RFID lets retailers identify individual items, cases or pallets the same way bar codes do, but wirelessly, with richer data and without need for a line of sight. But it was a solution looking for a problem. Today, RFID has landed a high-demand job: Helping retailers become more competitive with online sellers, through “omnichannel” sales — closing a sale on the buyer’s terms, whether in the store, on the Web, using social media, or through some combination of those channels.
According to market research firm Monetate, one in five online purchases were made on a mobile device in 2012. That jumped nearly 50 percent, to one in three, in 2013. Knowing its customers will stand inside a Macy’s (M) store and comparison shop, the company is making sure that what its website says is in the store is actually in the store.
“RFID enables frequent [inventory] counting, which enables inventory accuracy. You can’t be great at omnichannel without having high confidence at the store level, at the size and color level,” said Bill Connell, Macy’s senior VP of logistics and operations.
“Hindsight is always 20/20,” said Bill Hardgrave, dean of Auburn University’s College of Business. Hardgrave founded and directed the RFID Research Center at the University of Arkansas until 2010, where he led research into various RFID applications for Walmart and other retailers. “But when we look back, it almost seems silly that we started it as a supply chain tool. If you think about the way many manufacturing centers and distribution centers operate, for many retailers those were already Six Sigma. How much more efficiency or accuracy can you squeeze out of that? Well, by definition of Six Sigma, there’s not much left to squeeze out.”
Yet some retailers found RFID to be useful as they continued to tinker with it. In 2009, Macy’s started piloting the technology in its Bloomingdale SoHo location. “We tagged virtually everything in the store and began scanning and doing cycle counts,” Connell explained.
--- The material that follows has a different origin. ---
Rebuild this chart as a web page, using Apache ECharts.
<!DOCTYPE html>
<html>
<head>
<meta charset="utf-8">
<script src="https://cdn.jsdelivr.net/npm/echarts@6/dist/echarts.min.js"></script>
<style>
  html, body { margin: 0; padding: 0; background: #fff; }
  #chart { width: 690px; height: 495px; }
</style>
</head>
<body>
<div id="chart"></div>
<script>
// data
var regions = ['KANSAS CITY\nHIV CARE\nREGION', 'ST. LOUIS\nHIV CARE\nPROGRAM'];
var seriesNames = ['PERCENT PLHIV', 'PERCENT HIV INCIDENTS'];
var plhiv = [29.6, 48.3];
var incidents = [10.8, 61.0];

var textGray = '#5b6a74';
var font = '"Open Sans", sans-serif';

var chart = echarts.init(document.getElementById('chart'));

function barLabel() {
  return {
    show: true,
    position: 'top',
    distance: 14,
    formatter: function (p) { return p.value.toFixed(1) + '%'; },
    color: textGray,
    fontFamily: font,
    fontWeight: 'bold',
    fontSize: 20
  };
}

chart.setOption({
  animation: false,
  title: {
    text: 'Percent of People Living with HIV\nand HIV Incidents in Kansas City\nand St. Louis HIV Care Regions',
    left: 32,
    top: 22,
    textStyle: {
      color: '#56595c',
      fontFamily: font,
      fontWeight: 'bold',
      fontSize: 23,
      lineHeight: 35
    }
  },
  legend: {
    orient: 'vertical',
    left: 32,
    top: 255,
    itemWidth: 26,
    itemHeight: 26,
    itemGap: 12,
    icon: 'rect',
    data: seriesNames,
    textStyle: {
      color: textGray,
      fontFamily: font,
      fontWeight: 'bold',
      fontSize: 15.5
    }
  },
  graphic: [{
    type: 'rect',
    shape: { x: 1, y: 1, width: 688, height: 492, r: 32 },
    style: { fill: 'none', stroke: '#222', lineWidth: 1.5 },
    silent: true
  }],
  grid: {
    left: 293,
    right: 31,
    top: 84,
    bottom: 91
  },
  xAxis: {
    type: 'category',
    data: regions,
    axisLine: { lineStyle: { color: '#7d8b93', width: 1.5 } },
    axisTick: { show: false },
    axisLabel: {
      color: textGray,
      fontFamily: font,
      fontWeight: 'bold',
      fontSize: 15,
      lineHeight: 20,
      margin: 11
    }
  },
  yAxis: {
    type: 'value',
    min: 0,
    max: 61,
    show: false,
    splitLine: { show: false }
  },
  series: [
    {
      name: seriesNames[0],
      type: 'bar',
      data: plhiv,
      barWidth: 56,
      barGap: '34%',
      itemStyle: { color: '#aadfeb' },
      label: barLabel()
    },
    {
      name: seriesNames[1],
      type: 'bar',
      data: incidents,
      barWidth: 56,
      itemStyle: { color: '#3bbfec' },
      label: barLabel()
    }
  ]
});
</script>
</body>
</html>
The tags, which contain a simple chip and antenna, are embedded into product pricing labels, such as those that hang from apparel. They are powered by the radio signal emitted from readers, which can be hand-held or fixed in place. It allows store associate to check the inventory of an entire rack of hanging dress shirts, for example, by simply walking around the display with a handheld reader. Software then displays a list of sizes or styles that need to be replenished, and the associate can narrow in on the needed items in the stockroom by turning the reader to a “Geiger counter” setting.
Attempting this kind of replenishment by visually inspecting items or scanning bar codes would take an untenable amount of time. “You can count [inventory] once or twice a year with bar codes with limited accuracy, because the person can be distracted, or scan the same code twice,” Connell explained. “We can count up to 24 times a year using RFID. It just enables us to keep inventory accuracy in the high 90s [in terms of percentage].”
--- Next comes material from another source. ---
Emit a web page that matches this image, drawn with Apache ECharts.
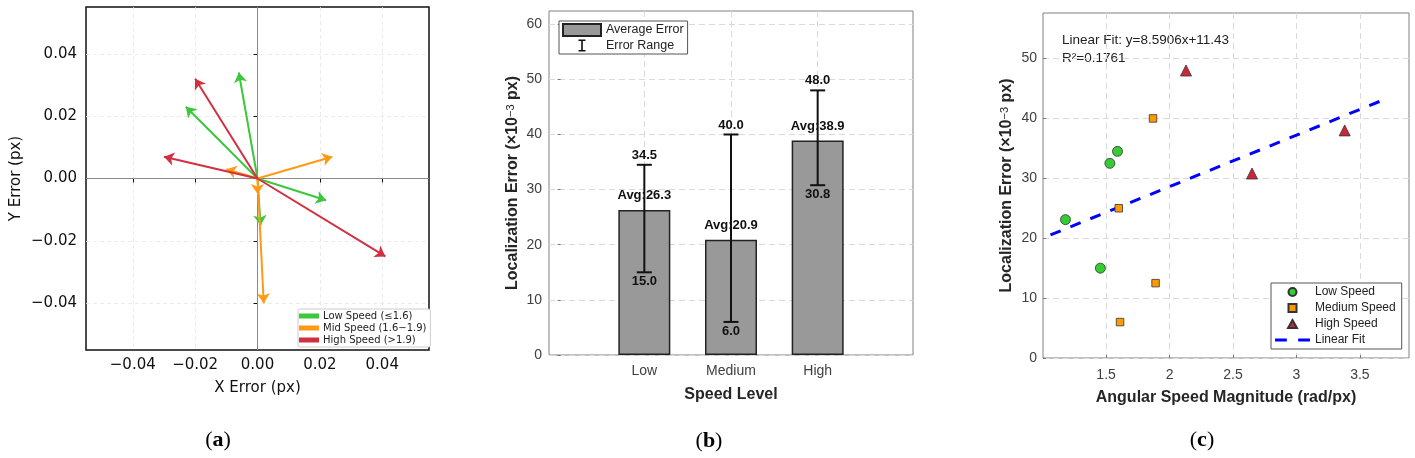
<!DOCTYPE html>
<html>
<head>
<meta charset="utf-8">
<script src="https://cdn.jsdelivr.net/npm/echarts@6/dist/echarts.min.js"></script>
<style>
  html, body { margin: 0; padding: 0; background: #fff; }
  #chart { width: 1415px; height: 458px; }
</style>
</head>
<body>
<div id="chart"></div>
<script>
// (a) error vectors, x/y components in px
const lowVecX = [-0.006, -0.023, 0.022, 0.001]
const lowVecY = [0.034, 0.023, -0.007, -0.015]
const midVecX = [0.024, -0.010, 0.000, 0.002]
const midVecY = [0.007, 0.003, -0.005, -0.040]
const highVecX = [-0.020, -0.030, 0.041]
const highVecY = [0.032, 0.007, -0.025]
const vecTicks = [-0.04, -0.02, 0, 0.02, 0.04]

// (b) error per speed level (x10^-3 px)
const speedLevels = ['Low', 'Medium', 'High']
const avgError = [26.3, 20.9, 38.9]
const minError = [15.0, 6.0, 30.8]
const maxError = [34.5, 40.0, 48.0]
const errTicksB = [0, 10, 20, 30, 40, 50, 60]

// (c) angular speed vs error
const lowSpeed = [1.18, 1.455, 1.53, 1.59]
const lowErr = [23.1, 15.0, 32.5, 34.5]
const medSpeed = [1.87, 1.60, 1.89, 1.61]
const medErr = [40.0, 25.0, 12.5, 6.0]
const highSpeed = [2.13, 2.65, 3.38]
const highErr = [48.0, 30.8, 38.0]
const fitX = [1.062, 3.718]
const fitY = [20.55, 43.37]
const speedTicks = [1.5, 2, 2.5, 3, 3.5]
const errTicksC = [0, 10, 20, 30, 40, 50]

const GREEN = '#3cc73c'
const ORANGE = '#ff9a14'
const RED = '#d0303f'
const SANS = 'Liberation Sans'
const DEJA = 'DejaVu Sans'

const chart = echarts.init(document.getElementById('chart'))

const vec = (xs, ys) => xs.map((x, i) => ({ coords: [[0, 0], [x, ys[i]]] }))
const pts = (xs, ys) => xs.map((x, i) => [x, ys[i]])
const fmtA = v => (v < 0 ? '\u2212' : '') + Math.abs(v).toFixed(2)

const yName = '{a|Localization Error (\u00d710}{s|\u22123}{a| px)}'
const yNameStyle = {
  rich: {
    a: { fontSize: 16, fontWeight: 'bold', fontFamily: SANS, color: '#262626' },
    s: { fontSize: 11, fontFamily: SANS, color: '#262626', verticalAlign: 'top' }
  }
}
const matGrid = { show: true, lineStyle: { color: '#dadada', type: [6, 4], width: 1 } }
const matTick = vals => ({ show: true, inside: true, length: 3, lineStyle: { color: '#777' }, customValues: vals })

const arrowSeries = (name, xs, ys, color) => ({
  type: 'lines',
  name,
  coordinateSystem: 'cartesian2d',
  xAxisIndex: 0,
  yAxisIndex: 0,
  z: 4,
  symbol: ['none', 'arrow'],
  symbolSize: 10,
  lineStyle: { color, width: 2, opacity: 1, curveness: 0 },
  itemStyle: { color },
  data: vec(xs, ys)
})

const option = {
  animation: false,
  textStyle: { fontFamily: SANS },
  grid: [
    { left: 86, top: 7, width: 343, height: 343, show: true, borderColor: '#111', borderWidth: 1.5 },
    { left: 549, top: 11, width: 364, height: 344, show: true, borderColor: '#808080', borderWidth: 1 },
    { left: 1043, top: 13, width: 366, height: 345, show: true, borderColor: '#808080', borderWidth: 1 }
  ],
  legend: [
    {
      data: ['Low Speed (\u22641.6)', 'Mid Speed (1.6\u22121.9)', 'High Speed (>1.9)'],
      orient: 'vertical', left: 298, top: 309,
      icon: 'rect', itemWidth: 18, itemHeight: 3, itemGap: 0,
      padding: [1, 4, 1, 1],
      backgroundColor: '#fff', borderColor: '#ccc', borderWidth: 1, borderRadius: 2,
      textStyle: { fontFamily: DEJA, fontSize: 10, color: '#222', lineHeight: 12 }
    },
    {
      data: [
        { name: 'Average Error', icon: 'rect' },
        { name: 'Error Range', icon: 'path://M0,0h7v1.6h-2.7v8.8h2.7v1.6h-7v-1.6h2.7v-8.8h-2.7z', itemStyle: { color: '#111' } }
      ],
      orient: 'vertical', left: 559, top: 21,
      itemWidth: 38, itemHeight: 12, itemGap: 2,
      padding: [2, 4, 2, 3],
      backgroundColor: '#fff', borderColor: '#555', borderWidth: 1, borderRadius: 0,
      textStyle: { fontFamily: SANS, fontSize: 12.5, color: '#222' }
    },
    {
      data: [
        { name: 'Low Speed', icon: 'path://M1,0A1,1,0,1,1,1,2A1,1,0,1,1,1,0z' },
        { name: 'Medium Speed', icon: 'path://M0,0h1v1h-1z' },
        { name: 'High Speed', icon: 'path://M1,0L2,1.8L0,1.8z' },
        { name: 'Linear Fit', icon: 'path://M0,0h11v3h-11zM21.5,0h11v3h-11z', itemStyle: { color: '#0000ff', borderWidth: 0 } }
      ],
      orient: 'vertical', left: 1271, top: 283,
      itemWidth: 35, itemHeight: 8, itemGap: 4,
      padding: [3, 6, 3, 4],
      backgroundColor: '#fff', borderColor: '#555', borderWidth: 1, borderRadius: 0,
      textStyle: { fontFamily: SANS, fontSize: 12, color: '#222' }
    }
  ],
  xAxis: [
    {
      type: 'value', gridIndex: 0, min: -0.055, max: 0.055,
      name: 'X Error (px)', nameLocation: 'middle', nameGap: 31,
      nameTextStyle: { fontFamily: DEJA, fontSize: 15, color: '#111' },
      axisLine: { show: false },
      axisTick: { show: true, length: 4, lineStyle: { color: '#111' }, customValues: vecTicks },
      axisLabel: { customValues: vecTicks, formatter: fmtA, margin: 8, fontFamily: DEJA, fontSize: 15, color: '#111' },
      splitLine: { show: true, lineStyle: { color: '#e6e6e6', type: [4, 3], width: 0.8 } }
    },
    {
      type: 'value', gridIndex: 1, min: -0.1, max: 4.1,
      name: 'Speed Level', nameLocation: 'middle', nameGap: 32,
      nameTextStyle: { fontSize: 16, fontWeight: 'bold', color: '#262626' },
      axisLine: { show: false },
      axisTick: matTick([1, 2, 3]),
      axisLabel: { customValues: [1, 2, 3], formatter: v => speedLevels[Math.round(v) - 1], margin: 9, fontSize: 14, color: '#404040' },
      splitLine: matGrid
    },
    {
      type: 'value', gridIndex: 2, min: 1.003, max: 3.887,
      name: 'Angular Speed Magnitude (rad/px)', nameLocation: 'middle', nameGap: 32,
      nameTextStyle: { fontSize: 16, fontWeight: 'bold', color: '#262626' },
      axisLine: { show: false },
      axisTick: matTick(speedTicks),
      axisLabel: { customValues: speedTicks, formatter: v => String(v), margin: 10, fontSize: 14, color: '#404040' },
      splitLine: matGrid
    }
  ],
  yAxis: [
    {
      type: 'value', gridIndex: 0, min: -0.055, max: 0.055,
      name: 'Y Error (px)', nameLocation: 'middle', nameGap: 62, nameRotate: 90,
      nameTextStyle: { fontFamily: DEJA, fontSize: 15, color: '#111' },
      axisLine: { show: false },
      axisTick: { show: true, length: 4, lineStyle: { color: '#111' }, customValues: vecTicks },
      axisLabel: { customValues: vecTicks, formatter: fmtA, margin: 9, fontFamily: DEJA, fontSize: 15, color: '#111' },
      splitLine: { show: true, lineStyle: { color: '#e6e6e6', type: [4, 3], width: 0.8 } }
    },
    {
      type: 'value', gridIndex: 1, min: 0, max: 62.4,
      name: yName, nameLocation: 'middle', nameGap: 28, nameTextStyle: yNameStyle,
      axisLine: { show: false },
      axisTick: matTick(errTicksB),
      axisLabel: { customValues: errTicksB, margin: 7, fontSize: 14, color: '#404040' },
      splitLine: matGrid
    },
    {
      type: 'value', gridIndex: 2, min: 0, max: 57.6,
      name: yName, nameLocation: 'middle', nameGap: 28, nameTextStyle: yNameStyle,
      axisLine: { show: false },
      axisTick: matTick(errTicksC),
      axisLabel: { customValues: errTicksC, margin: 6, fontSize: 14, color: '#404040' },
      splitLine: matGrid
    }
  ],
  graphic: [
    { type: 'text', x: 1062, y: 40, style: { text: 'Linear Fit: y=8.5906x+11.43', fontFamily: SANS, fontSize: 13.5, fill: '#222', verticalAlign: 'middle' } },
    { type: 'text', x: 1062, y: 58, style: { text: 'R\u00b2=0.1761', fontFamily: SANS, fontSize: 13.5, fill: '#222', verticalAlign: 'middle' } },
    ...[['a', 218, 440], ['b', 709, 441], ['c', 1202, 440]].map(([t, x, y]) => ({
      type: 'text', x, y,
      style: {
        text: '{p|(}{b|' + t + '}{p|)}', align: 'center', verticalAlign: 'middle',
        rich: {
          p: { fontFamily: 'Liberation Serif', fontSize: 22, fill: '#000' },
          b: { fontFamily: 'Liberation Serif', fontSize: 22, fontWeight: 'bold', fill: '#000' }
        }
      }
    }))
  ],
  series: [
    // zero axes of panel (a)
    {
      type: 'lines', coordinateSystem: 'cartesian2d', xAxisIndex: 0, yAxisIndex: 0, z: 1, silent: true,
      symbol: 'none',
      lineStyle: { color: '#8a8a8a', width: 1, opacity: 1 },
      data: [{ coords: [[-0.055, 0], [0.055, 0]] }, { coords: [[0, -0.055], [0, 0.055]] }]
    },
    arrowSeries('Low Speed (\u22641.6)', lowVecX, lowVecY, GREEN),
    arrowSeries('Mid Speed (1.6\u22121.9)', midVecX, midVecY, ORANGE),
    arrowSeries('High Speed (>1.9)', highVecX, highVecY, RED),
    {
      type: 'bar', name: 'Average Error', xAxisIndex: 1, yAxisIndex: 1,
      barWidth: 52, z: 2,
      itemStyle: { color: '#999999', borderColor: '#222', borderWidth: 1.5 },
      label: {
        show: true, position: 'top', distance: 8,
        formatter: p => 'Avg:' + p.value[1].toFixed(1),
        fontSize: 13, fontWeight: 'bold', color: '#111'
      },
      data: pts([1, 2, 3], avgError)
    },
    {
      type: 'custom', name: 'Error Range', xAxisIndex: 1, yAxisIndex: 1, z: 5,
      itemStyle: { color: '#111' },
      encode: { x: 0, y: [1, 2] },
      data: [1, 2, 3].map((x, i) => [x, minError[i], maxError[i]]),
      renderItem: (params, api) => {
        const x = api.value(0), lo = api.value(1), hi = api.value(2)
        const top = api.coord([x, hi]), bot = api.coord([x, lo])
        const cap = 7.5
        const ls = { stroke: '#111', lineWidth: 2 }
        const font = { fontFamily: SANS, fontSize: 13, fontWeight: 'bold', fill: '#111', align: 'center' }
        return {
          type: 'group',
          children: [
            { type: 'line', shape: { x1: top[0], y1: top[1], x2: bot[0], y2: bot[1] }, style: ls },
            { type: 'line', shape: { x1: top[0] - cap, y1: top[1], x2: top[0] + cap, y2: top[1] }, style: ls },
            { type: 'line', shape: { x1: bot[0] - cap, y1: bot[1], x2: bot[0] + cap, y2: bot[1] }, style: ls },
            { type: 'text', x: top[0], y: top[1] - 3, style: Object.assign({ text: hi.toFixed(1), verticalAlign: 'bottom' }, font) },
            { type: 'text', x: bot[0], y: bot[1] + 3, style: Object.assign({ text: lo.toFixed(1), verticalAlign: 'top' }, font) }
          ]
        }
      }
    },
    {
      type: 'scatter', name: 'Low Speed', xAxisIndex: 2, yAxisIndex: 2, z: 4,
      symbol: 'circle', symbolSize: 10,
      itemStyle: { color: '#33cc33', borderColor: '#333', borderWidth: 0.8, opacity: 1 },
      data: pts(lowSpeed, lowErr)
    },
    {
      type: 'scatter', name: 'Medium Speed', xAxisIndex: 2, yAxisIndex: 2, z: 4,
      symbol: 'rect', symbolSize: 7.5,
      itemStyle: { color: '#ff9900', borderColor: '#333', borderWidth: 0.8, opacity: 1 },
      data: pts(medSpeed, medErr)
    },
    {
      type: 'scatter', name: 'High Speed', xAxisIndex: 2, yAxisIndex: 2, z: 4,
      symbol: 'triangle', symbolSize: 11,
      itemStyle: { color: '#c8283c', borderColor: '#333', borderWidth: 0.8, opacity: 1 },
      data: pts(highSpeed, highErr)
    },
    {
      type: 'line', name: 'Linear Fit', xAxisIndex: 2, yAxisIndex: 2, z: 3,
      symbol: 'none', showSymbol: false,
      lineStyle: { color: '#0000ff', width: 3, type: [11, 10.5] },
      itemStyle: { color: '#0000ff' },
      data: pts(fitX, fitY)
    }
  ]
}

chart.setOption(option)
</script>
</body>
</html>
Based on early pilot success, Macy’s began installing RFID infrastructure in all its 850 stores. Starting this month, Connell says, Macy’s is expanding substantially the number of vendors it is asking to ship items that are pre-tagged with RFID. By the end of the summer, the retailer plans to have half of all replenishment vendors sending RFID-tagged merchandise.
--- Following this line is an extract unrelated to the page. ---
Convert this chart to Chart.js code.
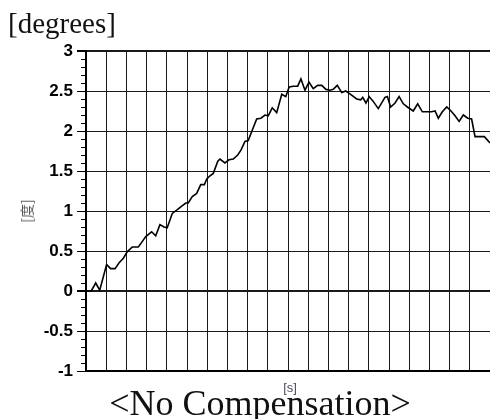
<!DOCTYPE html>
<html>
<head>
<meta charset="utf-8">
<script src="https://cdn.jsdelivr.net/npm/chart.js@4/dist/chart.umd.min.js"></script>
<style>
  body { margin: 0; background: #fff; }
  #wrap { position: relative; width: 490px; height: 419px; overflow: hidden; }
  #chart { position: absolute; left: 0; top: 0; }
  .lbl { position: absolute; white-space: nowrap; }
  #unitTop { left: 8px; top: 7px; font: 29px "Liberation Serif", serif; color: #111; }
  #unitY { left: 26px; top: 211px; font: 14px "Noto Sans CJK JP", sans-serif; color: #555;
           transform: translate(-50%, -50%) rotate(-90deg); }
  #unitX { left: 290px; top: 380px; font: 13px "Liberation Sans", sans-serif; color: #534a5e;
           transform: translateX(-50%); }
  #caption { left: 260px; top: 382px; font: 36px "Liberation Serif", serif; color: #111;
             transform: translateX(-50%); }
</style>
</head>
<body>
<div id="wrap">
  <canvas id="chart" width="490" height="419"></canvas>
  <div class="lbl" id="unitTop">[degrees]</div>
  <div class="lbl" id="unitY">[度]</div>
  <div class="lbl" id="unitX">[s]</div>
  <div class="lbl" id="caption">&lt;No Compensation&gt;</div>
</div>
<script>
// time in grid divisions (0..20), angle in degrees
const timeValues = [
  0, 0.26, 0.48, 0.68, 1.02, 1.22, 1.44, 1.63, 1.85, 2.04,
  2.29, 2.59, 2.79, 2.96, 3.25, 3.45, 3.66, 3.86, 4.02, 4.27,
  4.49, 4.74, 4.94, 5.06, 5.26, 5.48, 5.68, 5.86, 5.98, 6.14,
  6.30, 6.52, 6.63, 6.88, 7.08, 7.29, 7.51, 7.67, 7.87, 8.03,
  8.23, 8.45, 8.66, 8.86, 9.02, 9.22, 9.44, 9.69, 9.89, 10.06,
  10.26, 10.48, 10.64, 10.84, 11.04, 11.25, 11.47, 11.67, 11.88, 12.08,
  12.24, 12.44, 12.66, 12.86, 13.03, 13.40, 13.60, 13.70, 13.86, 14.02,
  14.22, 14.47, 14.80, 14.92, 15.08, 15.30, 15.50, 15.71, 15.91, 16.20,
  16.42, 16.65, 17.11, 17.28, 17.44, 17.64, 17.86, 18.07, 18.27, 18.47,
  18.68, 18.90, 19.09, 19.26, 19.72, 20.0
];
const angleValues = [
  0, 0, 0.10, 0.01, 0.33, 0.28, 0.28, 0.35, 0.41, 0.49,
  0.55, 0.55, 0.62, 0.68, 0.74, 0.69, 0.83, 0.80, 0.79, 0.97,
  1.01, 1.06, 1.10, 1.10, 1.18, 1.22, 1.33, 1.33, 1.40, 1.44,
  1.47, 1.62, 1.65, 1.60, 1.64, 1.65, 1.70, 1.76, 1.87, 1.88,
  2.01, 2.15, 2.16, 2.20, 2.19, 2.29, 2.23, 2.46, 2.43, 2.55,
  2.56, 2.56, 2.65, 2.51, 2.61, 2.53, 2.57, 2.57, 2.52, 2.51,
  2.52, 2.57, 2.48, 2.50, 2.47, 2.40, 2.39, 2.42, 2.35, 2.43,
  2.37, 2.28, 2.42, 2.43, 2.30, 2.35, 2.43, 2.34, 2.30, 2.25,
  2.34, 2.24, 2.24, 2.25, 2.16, 2.24, 2.30, 2.25, 2.19, 2.12,
  2.20, 2.16, 2.15, 1.93, 1.93, 1.85
];
const yMin = -1, yMax = 3, yStep = 0.5;

const points = timeValues.map((t, i) => ({ x: t, y: angleValues[i] }));

// short minor ticks every 0.1 on the left axis
const minorTicks = {
  id: 'minorTicks',
  afterDraw(chart) {
    const y = chart.scales.y;
    const c = chart.ctx;
    c.save();
    c.strokeStyle = '#000';
    c.lineWidth = 1;
    for (let i = yMin * 10; i <= yMax * 10; i++) {
      if (i % 5 === 0) continue;
      const py = Math.round(y.getPixelForValue(i / 10)) + 0.5;
      c.beginPath();
      c.moveTo(y.right - 5, py);
      c.lineTo(y.right, py);
      c.stroke();
    }
    c.restore();
  }
};

new Chart(document.getElementById('chart'), {
  type: 'line',
  data: {
    datasets: [{
      data: points,
      borderColor: '#000',
      borderWidth: 1.6,
      pointRadius: 0,
      tension: 0,
      fill: false
    }]
  },
  options: {
    responsive: false,
    animation: false,
    devicePixelRatio: 1,
    layout: { padding: { top: 51, left: 0, right: 0, bottom: 0 } },
    plugins: { legend: { display: false }, tooltip: { enabled: false } },
    scales: {
      x: {
        type: 'linear',
        min: 0,
        max: 20,
        ticks: { display: false, stepSize: 1 },
        grid: { color: '#1a1a1a', lineWidth: 1, drawTicks: false },
        border: { color: '#000', width: 2 },
        afterFit(s) { s.height = 48; }
      },
      y: {
        min: yMin,
        max: yMax,
        ticks: {
          stepSize: yStep,
          padding: 4,
          color: '#000',
          font: { family: 'Liberation Sans', size: 17, weight: 'bold' },
          callback: v => String(v)
        },
        grid: {
          color: '#1a1a1a',
          tickColor: '#000',
          tickLength: 9,
          lineWidth: ctx => (ctx.tick && (ctx.tick.value === 0 || ctx.tick.value === yMax)) ? 2 : 1
        },
        border: { color: '#000', width: 2 },
        afterFit(s) { s.width = 86; }
      }
    }
  },
  plugins: [minorTicks]
});
</script>
</body>
</html>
As it turns out, RFID helps retailers much more significantly on the sales floor than in their supply chains. This is especially true with apparel, which thanks to multiple size and color combinations can be troublesome to keep properly stocked. “A warehouse can be Six Sigma, but [inside] a store is No Sigma,” Hardgrave quipped. “Stores are chaotic. The processes are not repetitive; customers don’t behave the same way every day; the weather isn’t the same every day and that impacts buying patterns. So this is where RFID has the most value.”